In an environment characterized by a plethora of new laws and burgeoning enforcement actions, compliance officers today must operate as business catalysts, helping their credit unions grow within the rigors of a rapidly changing regulatory landscape, according to Andy Greenawalt, founder and CEO of Continuity Control, a New Haven, Conn.-based financial technology company.
“Compliance officers must look at things with a critical eye and have a mindset of possibilities,” said Greenawalt during his Dec. 12 webinar titled, “Compliance Officer 2.0 - Are You Ready?” “Changing your thinking is absolutely imperative to the survival of your institution and your industry.”
The evolution of compliance officers’ roles from that of thinker and researcher to one of enabler and leader represents a sea change in the role that compliance officers must play in the emerging regulatory environment, Greenawalt said. Much of that change is dictated by the attitude of the regulators themselves, who have stepped up enforcement actions that meet and exceed the growing influence of regulation.

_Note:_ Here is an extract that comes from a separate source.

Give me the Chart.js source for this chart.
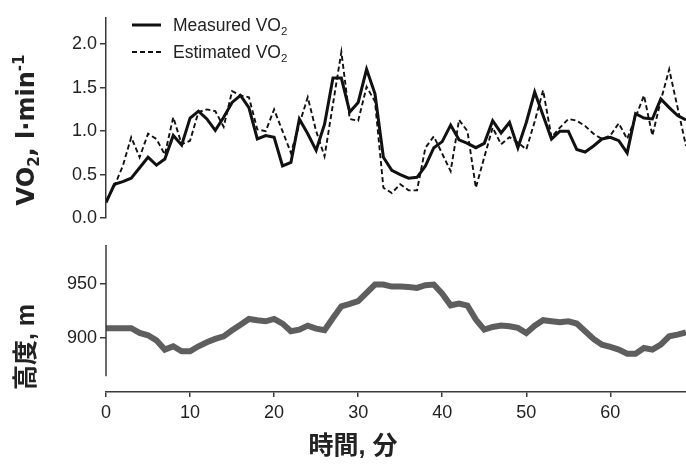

“Examiners are getting tired of ill-framed and poorly organized reporting,” Greenawalt told webinar participants. “They want articulation, and the lack of it is what agitates the beast, what pokes the tiger.”
New regulations continue to percolate at a steady pace but the number of enforcement actions among financial institutions, including credit unions, have spiked in the past 10 years, now averaging between 150 and 200 actions per quarter compared to around 25 a decade ago, said Greenawalt. In the last year, the incremental compliance cost-per-quarter has risen to $43,493 per institution in the third quarter of 2013, up from $26,040 in the third quarter of 2012, according to combined financial regulator data.

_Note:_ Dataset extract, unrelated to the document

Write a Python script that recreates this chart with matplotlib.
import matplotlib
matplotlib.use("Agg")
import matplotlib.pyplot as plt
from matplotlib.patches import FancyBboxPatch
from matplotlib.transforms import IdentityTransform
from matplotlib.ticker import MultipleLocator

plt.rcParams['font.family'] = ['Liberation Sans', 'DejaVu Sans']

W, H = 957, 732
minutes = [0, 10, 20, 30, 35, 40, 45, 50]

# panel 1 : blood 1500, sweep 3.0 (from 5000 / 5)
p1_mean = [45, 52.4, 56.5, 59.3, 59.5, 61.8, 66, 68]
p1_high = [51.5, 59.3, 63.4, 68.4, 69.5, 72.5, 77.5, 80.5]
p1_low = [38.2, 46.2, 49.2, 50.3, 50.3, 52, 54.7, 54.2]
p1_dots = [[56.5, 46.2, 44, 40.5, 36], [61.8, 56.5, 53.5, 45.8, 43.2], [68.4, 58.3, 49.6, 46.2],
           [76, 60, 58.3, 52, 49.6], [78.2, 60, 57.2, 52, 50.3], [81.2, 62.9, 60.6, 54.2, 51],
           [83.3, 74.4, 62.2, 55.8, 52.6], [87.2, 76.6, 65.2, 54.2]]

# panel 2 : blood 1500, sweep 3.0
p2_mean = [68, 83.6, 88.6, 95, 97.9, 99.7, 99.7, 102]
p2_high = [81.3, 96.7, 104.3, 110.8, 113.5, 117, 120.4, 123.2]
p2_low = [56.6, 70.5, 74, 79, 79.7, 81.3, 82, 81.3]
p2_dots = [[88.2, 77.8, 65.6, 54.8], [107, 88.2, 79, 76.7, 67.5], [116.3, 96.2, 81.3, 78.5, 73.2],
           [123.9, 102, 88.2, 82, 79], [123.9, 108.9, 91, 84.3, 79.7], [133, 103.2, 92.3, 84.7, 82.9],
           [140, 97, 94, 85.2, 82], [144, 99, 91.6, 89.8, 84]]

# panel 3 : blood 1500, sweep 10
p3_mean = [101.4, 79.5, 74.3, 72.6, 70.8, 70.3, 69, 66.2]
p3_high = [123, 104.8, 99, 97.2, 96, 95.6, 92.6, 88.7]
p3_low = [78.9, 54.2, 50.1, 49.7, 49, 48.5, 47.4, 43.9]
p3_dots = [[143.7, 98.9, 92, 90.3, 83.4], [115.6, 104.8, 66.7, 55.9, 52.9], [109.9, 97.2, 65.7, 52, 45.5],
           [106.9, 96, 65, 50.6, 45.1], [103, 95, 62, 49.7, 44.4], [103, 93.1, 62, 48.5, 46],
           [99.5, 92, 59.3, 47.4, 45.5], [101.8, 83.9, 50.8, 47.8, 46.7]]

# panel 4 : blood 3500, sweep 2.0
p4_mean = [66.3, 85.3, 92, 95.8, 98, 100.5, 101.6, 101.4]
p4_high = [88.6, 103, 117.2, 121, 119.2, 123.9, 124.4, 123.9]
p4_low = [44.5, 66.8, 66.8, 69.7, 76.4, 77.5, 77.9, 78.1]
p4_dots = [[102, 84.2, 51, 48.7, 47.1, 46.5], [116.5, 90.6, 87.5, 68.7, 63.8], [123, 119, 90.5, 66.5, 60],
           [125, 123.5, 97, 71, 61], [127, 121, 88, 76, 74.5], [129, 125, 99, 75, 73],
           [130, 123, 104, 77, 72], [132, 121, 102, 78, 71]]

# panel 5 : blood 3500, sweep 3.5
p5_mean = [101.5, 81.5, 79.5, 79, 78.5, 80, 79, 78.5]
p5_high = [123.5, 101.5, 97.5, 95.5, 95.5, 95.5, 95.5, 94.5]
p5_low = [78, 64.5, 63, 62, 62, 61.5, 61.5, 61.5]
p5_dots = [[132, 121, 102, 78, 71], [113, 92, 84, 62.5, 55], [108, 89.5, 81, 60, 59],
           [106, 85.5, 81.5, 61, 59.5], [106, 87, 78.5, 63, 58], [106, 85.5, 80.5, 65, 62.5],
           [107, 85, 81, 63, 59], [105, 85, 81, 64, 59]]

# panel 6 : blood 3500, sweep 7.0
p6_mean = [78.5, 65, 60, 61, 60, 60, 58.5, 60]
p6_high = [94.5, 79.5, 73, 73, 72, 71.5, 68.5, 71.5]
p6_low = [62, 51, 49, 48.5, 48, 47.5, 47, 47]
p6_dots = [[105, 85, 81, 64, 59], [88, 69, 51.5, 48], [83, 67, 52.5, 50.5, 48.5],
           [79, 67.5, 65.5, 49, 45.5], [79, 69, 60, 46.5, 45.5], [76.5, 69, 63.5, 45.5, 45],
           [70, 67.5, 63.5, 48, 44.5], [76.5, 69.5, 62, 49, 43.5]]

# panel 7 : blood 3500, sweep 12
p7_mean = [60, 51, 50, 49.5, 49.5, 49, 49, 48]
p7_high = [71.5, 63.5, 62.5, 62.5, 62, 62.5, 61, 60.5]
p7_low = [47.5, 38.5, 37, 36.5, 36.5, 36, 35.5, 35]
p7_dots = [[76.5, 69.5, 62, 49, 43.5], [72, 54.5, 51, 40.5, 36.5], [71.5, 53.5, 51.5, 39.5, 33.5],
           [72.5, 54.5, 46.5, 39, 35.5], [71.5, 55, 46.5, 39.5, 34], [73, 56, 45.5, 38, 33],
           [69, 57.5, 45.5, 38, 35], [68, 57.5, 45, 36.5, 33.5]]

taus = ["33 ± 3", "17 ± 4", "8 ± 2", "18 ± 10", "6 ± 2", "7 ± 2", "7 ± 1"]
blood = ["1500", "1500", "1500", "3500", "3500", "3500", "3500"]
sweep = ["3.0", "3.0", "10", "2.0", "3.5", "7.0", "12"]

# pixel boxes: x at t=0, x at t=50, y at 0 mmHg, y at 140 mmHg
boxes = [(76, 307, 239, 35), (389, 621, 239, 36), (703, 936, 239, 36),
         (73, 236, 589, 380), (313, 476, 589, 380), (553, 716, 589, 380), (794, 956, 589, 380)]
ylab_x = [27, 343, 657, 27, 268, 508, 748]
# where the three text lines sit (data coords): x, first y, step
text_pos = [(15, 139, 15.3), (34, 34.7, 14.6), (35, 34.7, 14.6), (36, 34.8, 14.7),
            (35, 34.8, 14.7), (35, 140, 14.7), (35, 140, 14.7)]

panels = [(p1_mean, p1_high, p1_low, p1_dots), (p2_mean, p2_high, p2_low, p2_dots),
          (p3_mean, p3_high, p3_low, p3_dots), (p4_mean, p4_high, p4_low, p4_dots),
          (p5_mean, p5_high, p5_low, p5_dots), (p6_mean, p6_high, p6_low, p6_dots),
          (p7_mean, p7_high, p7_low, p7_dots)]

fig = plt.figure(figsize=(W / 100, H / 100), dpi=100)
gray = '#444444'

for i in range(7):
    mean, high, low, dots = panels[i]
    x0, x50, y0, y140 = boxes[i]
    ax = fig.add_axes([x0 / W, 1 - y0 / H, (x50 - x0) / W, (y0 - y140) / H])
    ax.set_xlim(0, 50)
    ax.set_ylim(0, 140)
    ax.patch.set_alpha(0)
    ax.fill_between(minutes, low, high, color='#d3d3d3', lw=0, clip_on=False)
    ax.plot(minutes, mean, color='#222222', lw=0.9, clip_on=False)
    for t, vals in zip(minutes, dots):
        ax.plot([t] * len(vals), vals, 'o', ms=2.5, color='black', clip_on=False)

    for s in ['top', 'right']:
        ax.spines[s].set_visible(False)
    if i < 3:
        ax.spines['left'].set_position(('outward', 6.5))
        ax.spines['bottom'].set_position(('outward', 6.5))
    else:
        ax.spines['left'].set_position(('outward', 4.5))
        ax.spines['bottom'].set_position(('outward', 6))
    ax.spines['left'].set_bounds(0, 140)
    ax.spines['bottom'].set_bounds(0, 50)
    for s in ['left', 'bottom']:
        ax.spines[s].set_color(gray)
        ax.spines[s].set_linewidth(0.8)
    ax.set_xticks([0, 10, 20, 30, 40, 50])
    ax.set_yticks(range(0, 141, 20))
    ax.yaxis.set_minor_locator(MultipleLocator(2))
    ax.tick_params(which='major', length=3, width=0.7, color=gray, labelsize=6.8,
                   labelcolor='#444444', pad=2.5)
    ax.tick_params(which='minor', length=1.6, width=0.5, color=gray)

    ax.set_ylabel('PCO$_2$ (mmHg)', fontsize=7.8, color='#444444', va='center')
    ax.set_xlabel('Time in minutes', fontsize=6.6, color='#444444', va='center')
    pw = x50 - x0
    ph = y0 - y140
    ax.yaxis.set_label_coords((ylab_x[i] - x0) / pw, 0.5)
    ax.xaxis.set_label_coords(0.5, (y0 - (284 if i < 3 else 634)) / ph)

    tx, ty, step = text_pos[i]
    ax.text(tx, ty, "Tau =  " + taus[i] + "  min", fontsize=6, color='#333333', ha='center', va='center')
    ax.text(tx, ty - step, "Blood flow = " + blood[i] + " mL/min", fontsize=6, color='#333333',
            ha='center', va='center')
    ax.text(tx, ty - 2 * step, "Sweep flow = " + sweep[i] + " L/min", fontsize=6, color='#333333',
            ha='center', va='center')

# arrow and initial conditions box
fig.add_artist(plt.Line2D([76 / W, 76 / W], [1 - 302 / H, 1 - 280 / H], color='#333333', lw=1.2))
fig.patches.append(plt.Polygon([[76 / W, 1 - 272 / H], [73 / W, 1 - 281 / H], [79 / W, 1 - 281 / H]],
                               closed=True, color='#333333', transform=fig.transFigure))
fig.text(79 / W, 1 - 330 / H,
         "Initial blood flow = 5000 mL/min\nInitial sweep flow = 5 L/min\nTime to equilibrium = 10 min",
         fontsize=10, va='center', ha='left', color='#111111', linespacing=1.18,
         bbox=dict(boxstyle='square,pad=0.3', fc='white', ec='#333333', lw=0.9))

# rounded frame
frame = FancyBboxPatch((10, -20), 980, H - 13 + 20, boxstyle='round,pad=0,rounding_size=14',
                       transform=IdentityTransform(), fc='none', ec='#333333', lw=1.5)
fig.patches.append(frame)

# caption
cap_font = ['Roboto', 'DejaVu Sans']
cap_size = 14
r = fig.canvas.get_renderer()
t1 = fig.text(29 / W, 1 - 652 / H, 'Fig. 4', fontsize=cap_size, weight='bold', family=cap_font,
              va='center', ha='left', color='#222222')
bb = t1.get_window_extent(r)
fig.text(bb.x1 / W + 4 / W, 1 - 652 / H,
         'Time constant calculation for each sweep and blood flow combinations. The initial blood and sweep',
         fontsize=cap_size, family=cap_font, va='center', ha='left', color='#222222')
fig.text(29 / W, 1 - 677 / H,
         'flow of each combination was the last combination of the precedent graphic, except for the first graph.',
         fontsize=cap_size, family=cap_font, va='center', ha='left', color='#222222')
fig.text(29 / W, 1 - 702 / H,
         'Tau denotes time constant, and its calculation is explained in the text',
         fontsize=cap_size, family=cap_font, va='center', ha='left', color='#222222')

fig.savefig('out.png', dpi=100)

“Compliance needs have exploded, the technology has changed and the pressure is absolutely here,” Greenawalt said.
The growing compliance requirements also have become costlier for smaller institutions, some of which lack the resources to address demand, according to Greenawalt. While big banks seem better able to roll with the punches, smaller institutions struggle under the increasing regulatory weight. Greater integration of the compliance function into the daily operating environment is critical to making the most from limited resources, he added.
“Today, compliance officers have to look at their jobs very differently,” said Greenawalt. “Compliance officer 2.0 is the integral role in the business of banking, and the business of banking isn't possible without it.”

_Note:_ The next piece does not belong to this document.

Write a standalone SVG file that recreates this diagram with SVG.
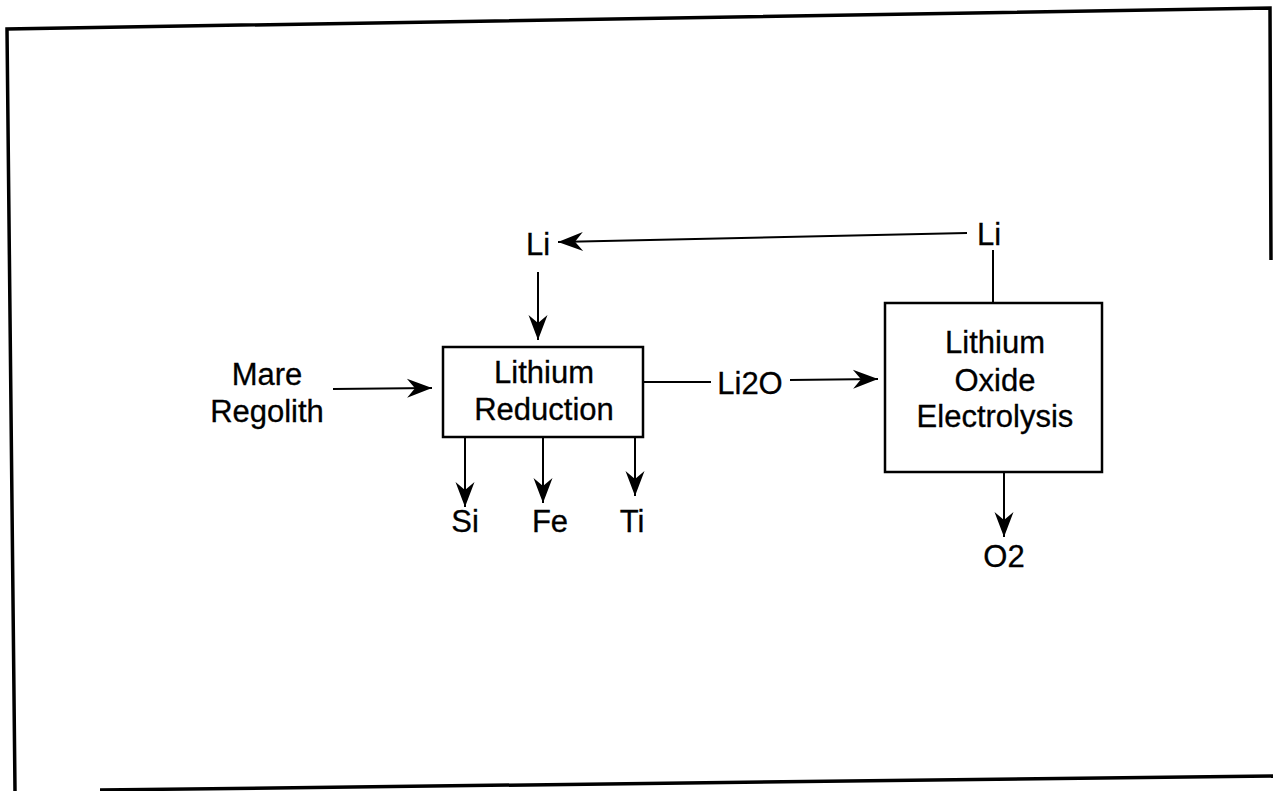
<svg xmlns="http://www.w3.org/2000/svg" width="1273" height="791" viewBox="0 0 1273 791">
<defs>
<style>
text{font-family:"Liberation Sans",Arial,sans-serif;font-size:31px;fill:#000;stroke:#000;stroke-width:0.3;text-anchor:middle}
.box{fill:#fff;stroke:#000;stroke-width:2.5}
.ln{fill:none;stroke:#000;stroke-width:2}
.fr{fill:none;stroke:#000;stroke-width:3.5}
</style>
<marker id="ah" markerUnits="userSpaceOnUse" markerWidth="28" markerHeight="22" viewBox="-26 -11 28 22" refX="0" refY="0" orient="auto">
<path d="M0,0 L-25,-9.5 L-17,0 L-25,9.5 Z" fill="#000"/>
</marker>
</defs>
<rect width="1273" height="791" fill="#fff"/>
<g id="frame">
<path class="fr" d="M15,791 L7,29 L1270,8 L1271,260"/>
<path class="fr" d="M100,790 L1273,776"/>
</g>
<g id="connectors">
<path class="ln" d="M967,233 L558,242" marker-end="url(#ah)"/>
<path class="ln" d="M993,250 L993,302"/>
<path class="ln" d="M538,272 L538,340" marker-end="url(#ah)"/>
<path class="ln" d="M333,389 L432,388" marker-end="url(#ah)"/>
<path class="ln" d="M643,382 L711,382"/>
<path class="ln" d="M790,380 L878,379" marker-end="url(#ah)"/>
<path class="ln" d="M465,437 L465,507" marker-end="url(#ah)"/>
<path class="ln" d="M543,437 L543,503" marker-end="url(#ah)"/>
<path class="ln" d="M635,437 L635,496" marker-end="url(#ah)"/>
<path class="ln" d="M1004,472 L1004,537" marker-end="url(#ah)"/>
</g>
<g id="mare-regolith">
<text x="267" y="385">Mare</text>
<text x="267" y="422">Regolith</text>
</g>
<g id="lithium-reduction">
<rect class="box" x="443" y="347" width="200" height="90"/>
<text x="544" y="383">Lithium</text>
<text x="544" y="420">Reduction</text>
</g>
<g id="lithium-oxide-electrolysis">
<rect class="box" x="885" y="303" width="217" height="169"/>
<text x="995" y="353">Lithium</text>
<text x="995" y="391">Oxide</text>
<text x="995" y="427">Electrolysis</text>
</g>
<g id="li-left"><text x="538" y="255">Li</text></g>
<g id="li-right"><text x="989" y="245">Li</text></g>
<g id="li2o"><text x="750" y="394">Li2O</text></g>
<g id="si"><text x="465" y="532">Si</text></g>
<g id="fe"><text x="550" y="532">Fe</text></g>
<g id="ti"><text x="632" y="532">Ti</text></g>
<g id="o2"><text x="1004" y="567">O2</text></g>
</svg>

Read more: Taking a holistic approach ...
In years past, compliance officers have seen their roles as the credit union's safety net, mid-level managers who specialized in taking methodical, often slow steps in examining conditions with an eye toward keeping the institutions out of harm's way, according to Greenawalt.
Under a 2.0 scenario, compliance officers should view their role as more holistic, Greenawalt said, including identifying processes to make the credit union more competitive while still complying with changing regulations. Compliance must become an organization-wide responsibility under an officer now considered a part senior management, he added.
“This requires an attitude of optimism,” Greenawalt said. “It's no longer a matter of saying, ‘We can't do this,’ but rather, ‘How are we going to do this?’”
Rather than reviewing compliance needs merely as a set of tasks, they must be seen with the context of the credit union's business objectives, said Greenawalt. What had previously been considered roadblocks to progress should be seen merely as speed bumps to overcome so that high levels of member service can prevail despite what might be perceived as regulatory limitations, he suggested. That requires a change of focus, the consultant said, as well as an emphasis on developing compliance management systems.
“The current challenges are systemic,” Greenawalt said. “The changes keep coming and credit unions need to have a system in place designed to deal with those changes.”
According to the FDIC, a compliance management system is designed by a financial institution to assess its consumer protection, fair lending and Community Reinvestment Act responsibilities, ensure that employees understand these responsibilities and requirements are incorporated into business processes. The system should also review operations to ensure that responsibilities are carried out and requirements met and take prompt corrective action and update materials, disclosures and training as necessary
“Historically, the compliance job was research-oriented and introspective,” said Greenawalt. “In 2.0, compliance officers are out in the field to better figure out how to integrate regulations into daily operations.”
The change in emphasis also has changed the amount of time spent on the position's various key responsibilities. Previously, compliance officers had spent more than 60% of their time on analysis and 15% on implementation, Greenawalt said. Under 2.0, the emphasis has changed, with compliance officers now spending just 20% of their time on analysis and more than 60% on implementation.
Today and in the years to come, Greenawalt said credit union compliance officers will need to be thought leaders and implementers within their institutions with executive thinking and communication skills augmenting detailed analysis capabilities.
The end result, Greenawalt said, is to keep the credit union safe while using the regulatory challenges it faces to build a better, more service-oriented and more profitable institution.